Keene and Ganassi's team worry that the lighter P2 cars will be much quicker than a Daytona Prototype at Sebring and Long Beach.

"They've been in the wind tunnel enough by now that they should have a pretty good idea of what each car can do," Keene said. "Our biggest concern is the weight of P2 car being just over 300 pounds lighter than us. I think that needs to be addressed because weight goes along with tire wear and brake wear and allows you to be faster through the corner. Three hundred pounds is significant and I think making a change there is the biggest thing that's required. The weight difference is going to be huge at Sebring."

At the same time Keene worries that the TUSC will over-react to the results from Daytona.

"I think they understand that you can't balance performance off Daytona because it's the only track of its kind we race on," Keene said. "In the past they've reacted in a really big way after Daytona. They've said they had to do something big when they probably didn't need to do anything because Daytona is different than any other track.

"When Penske ran a Daytona Prototype a few years ago their car was wicked fast at Daytona and after the race the Grand-Am took way too much away from them. They over-reacted and took a gear and some revs away from them, which made them top five but not a runaway like they were at Daytona.

"Then they slowly started giving Penske more room and at the end of the year they were running exactly what they had been running at Daytona and they were competitive. So its wrong to make judgements and adjustments based on Daytona."

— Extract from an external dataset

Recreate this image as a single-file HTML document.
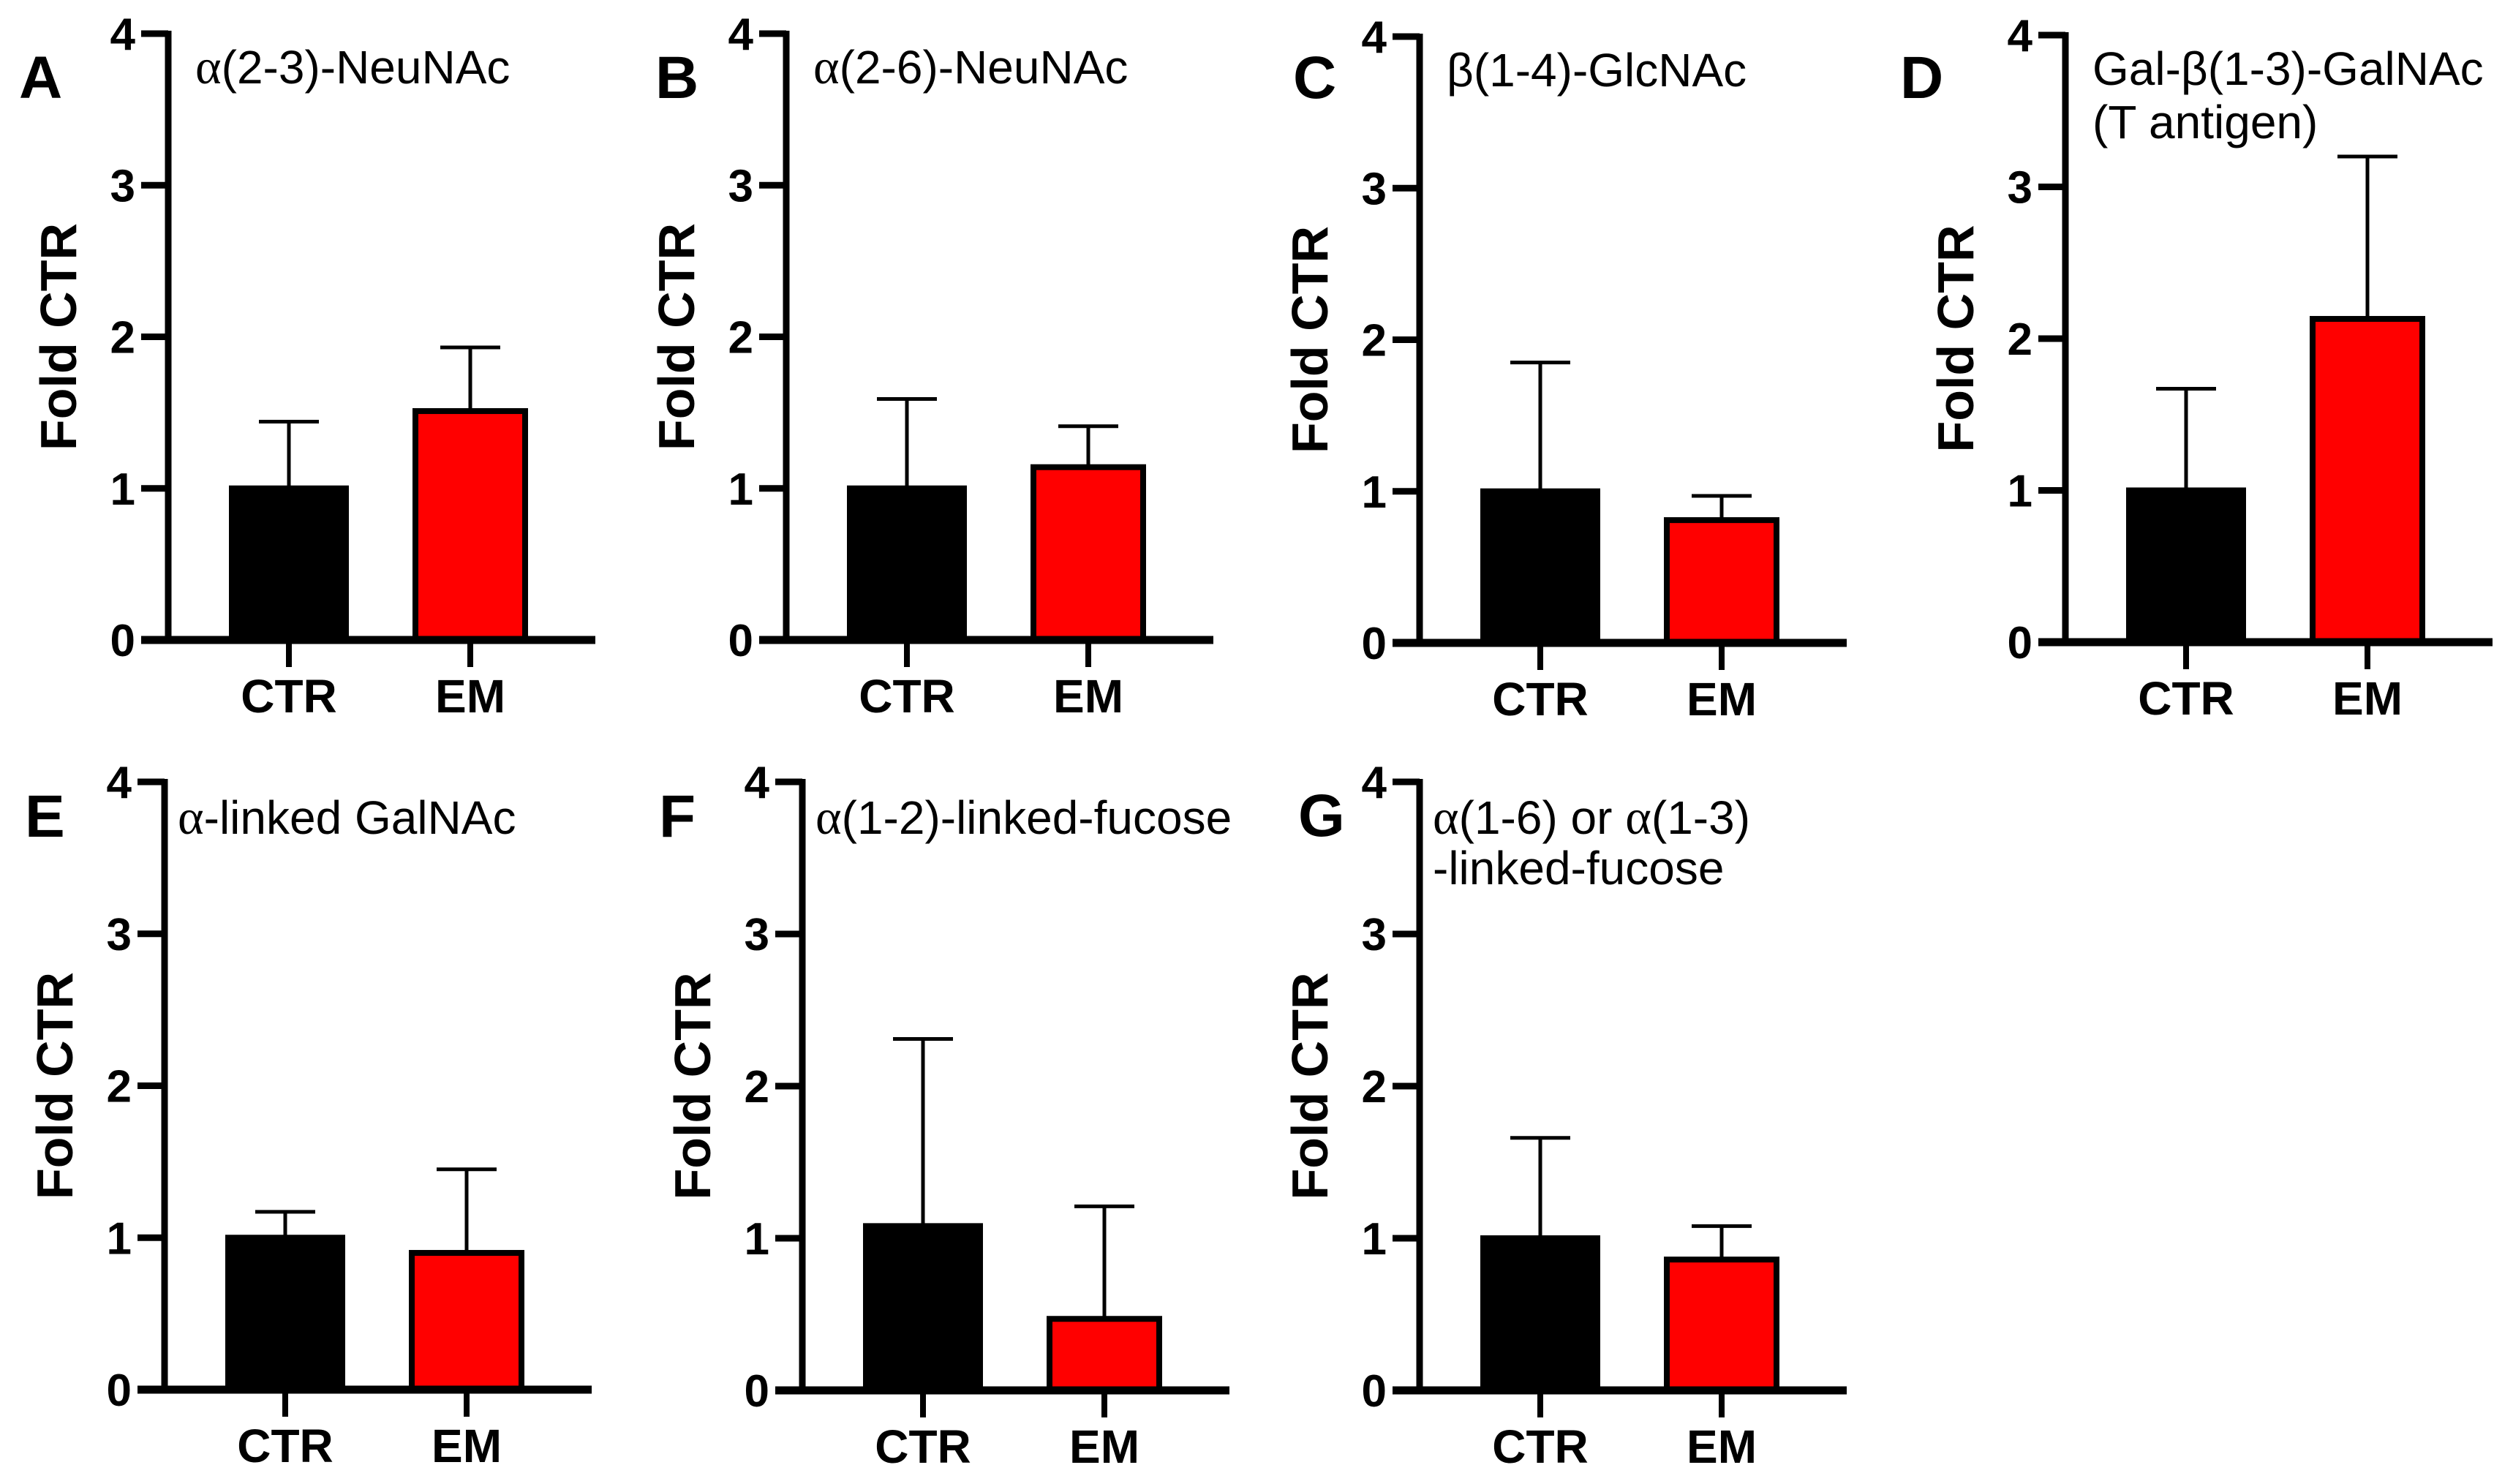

Hill has little faith in the TUSC's vision for the future.

"I don't think the series has a longterm plan," he declared. "I can honestly see sometime next year we'll be running some kind of restrictor plate and they're just going to continue messing with the cars trying to equalize everyone. I think that's going to be their MO for trying to bring a fan base to this series.

"A DP is nothing more than a late seventies Trans-Am car with more bodywork. They're an antique, tube-frame car and the mentality of the people we have to deal with is equally antique. They don't want change, they don't want technology. They're not interested in selling technology and I think it's going to kill them in the long run. They're just hurtling toward the cliff and they don't seem to realize it."

Strong words from some very informed and experienced people. But the fact of the matter is NASCAR has won the battle for control of American motor racing and if people want to race in the TUSC they're going to have to accept NASCAR's constant rule tweaking and 'performance balancing'. The traditional form of racing as we knew it with some type of interesting, forward-looking formula and a clear rulebook set in stone for a few years and has passed into history.